More important issues are suggested in the Wall Street Journal: "Nobody pays much attention to ministers anymore"; and "Clergymen have less influence in today's society than they did in simpler, more rural America of the past."
It is true that the minister's work is demanding. The pastor is the work horse of the denomination. Some of his tasks are not pleasant. Certainly he is worthy of his hire —of the feeling that he is influencing men for Christ and thereby bettering society. I'm convinced that Adventist ministers receive more of this remuneration than the average minister. But this problem is underscored by the report from Union Theological Seminary in New York, that only 65 per cent of its graduates become pastors now, against 75 per cent in the early 1950's. At least 120 seminary graduates of other faiths have gone into the Peace Corp and many more into the Anti-Poverty program. This would indicate a continuing interest in humanitarian work but a disillusionment with either the aims or the methods or with the rewards of the ministry. Perhaps they are disillusioned with good reason. If so, this is a grand opportunity for us as a church to be prepared to step into the vacancy and point souls to our message.
Some there are who have said, "Unless one is preparing to be a minister or a teacher, or doctor, or a nurse, our schools do not have much to offer—as though there had been a disproportionate emphasis upon these callings. On the contrary, these three fields are perhaps the most urgent needs of our denomination at this time. This is specifically the purpose of our schools.
In a society that supports more bartenders than clergymen, we have certainly not oversold youth on the importance of preaching. Engineering now outranks medicine in popular appeal to young men. Business, law, the building trades and selling, claim their fair share of Adventist youth. Many fall into some available work which holds no challenge for them simply because they have never been guided or encouraged to choose and prepare for a more challenging profession.

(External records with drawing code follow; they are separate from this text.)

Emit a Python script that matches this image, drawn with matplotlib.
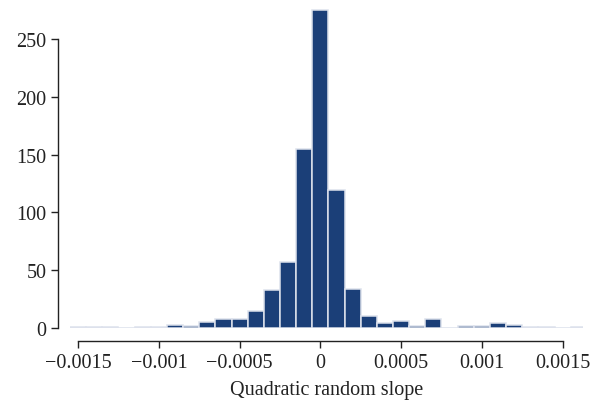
import numpy as np
import matplotlib.pyplot as plt

plt.rcParams['font.family'] = ['Liberation Serif', 'DejaVu Serif']

# Гистограмма: счётчики по корзинам шириной 0.0001
bin_edges = np.round(np.arange(-0.00155, 0.00166, 0.0001), 5)
counts = [1, 1, 1, 0, 1, 1, 3, 2, 5, 8, 8, 15, 33, 57, 155, 275,
          119, 34, 10, 4, 6, 2, 8, 0, 2, 2, 4, 3, 1, 1, 0, 1]
x_ticks = [-0.0015, -0.001, -0.0005, 0, 0.0005, 0.001, 0.0015]
x_tick_labels = ['\u22120.0015', '\u22120.001', '\u22120.0005', '0', '0.0005', '0.001', '0.0015']
y_ticks = [0, 50, 100, 150, 200, 250]

fig = plt.figure(figsize=(5.92, 4.10), dpi=100)
ax = fig.add_axes([0.1182, 0.1976, 0.8666, 0.7895])

centers = (bin_edges[:-1] + bin_edges[1:]) / 2
ax.hist(centers, bins=bin_edges, weights=counts, color='#1b3f78',
        edgecolor='#dde1ec', linewidth=1.1)

ax.set_xlim(-0.00155, 0.001626)
ax.set_ylim(0, 280)

ax.spines['top'].set_visible(False)
ax.spines['right'].set_visible(False)
ax.spines['left'].set_position(('outward', 8.3))
ax.spines['bottom'].set_position(('outward', 9.4))
ax.spines['left'].set_bounds(0, 250)
ax.spines['bottom'].set_bounds(-0.0015, 0.0015)
for s in ('left', 'bottom'):
    ax.spines[s].set_linewidth(1.0)
    ax.spines[s].set_color('#222222')

ax.set_xticks(x_ticks)
ax.set_xticklabels(x_tick_labels)
ax.set_yticks(y_ticks)
ax.tick_params(axis='both', direction='out', length=5, width=1.0,
               color='#222222', labelsize=14.5, labelcolor='#222222')
ax.set_xlabel('Quadratic random slope', fontsize=14.5, color='#222222', labelpad=6)

fig.savefig('out.png', dpi=100)
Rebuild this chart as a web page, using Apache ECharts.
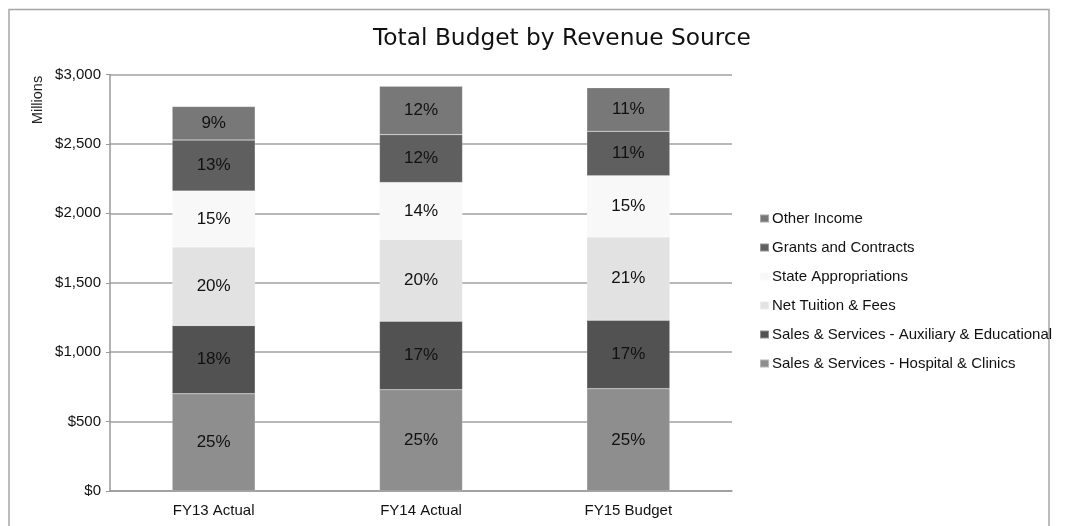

In a survey of 1,978 ministerial students in 57 theological schools of 20 denominations, 630, or nearly half of the 1,471 who replied, credited a minister as the first or most important influence to enter the ministry. The mother was given as the prime influence by 17 per cent, the father by 11.2 per cent (but 15 per cent of those answering were sons of ministers, so the average father was still less influential).
The secret of more ministers lies largely with pastors and parents as the most effective recruiters.
There is much every Adventist minister can do to increase the number of future ministers. By our lives we can inspire youth to follow us. Every young person is to some degree a hero worshiper. By our friendship, our sermons, and personal help to them, we can merit their imitating us. Many a boy decides while in the primary or junior department that he would like to be a minister. We encourage juniors to sit as close to the front as possible, where they can become more personally involved in what happens in the pulpit. On hikes, camping trips, and in home visitation, one can ask boys about their plans for lifework.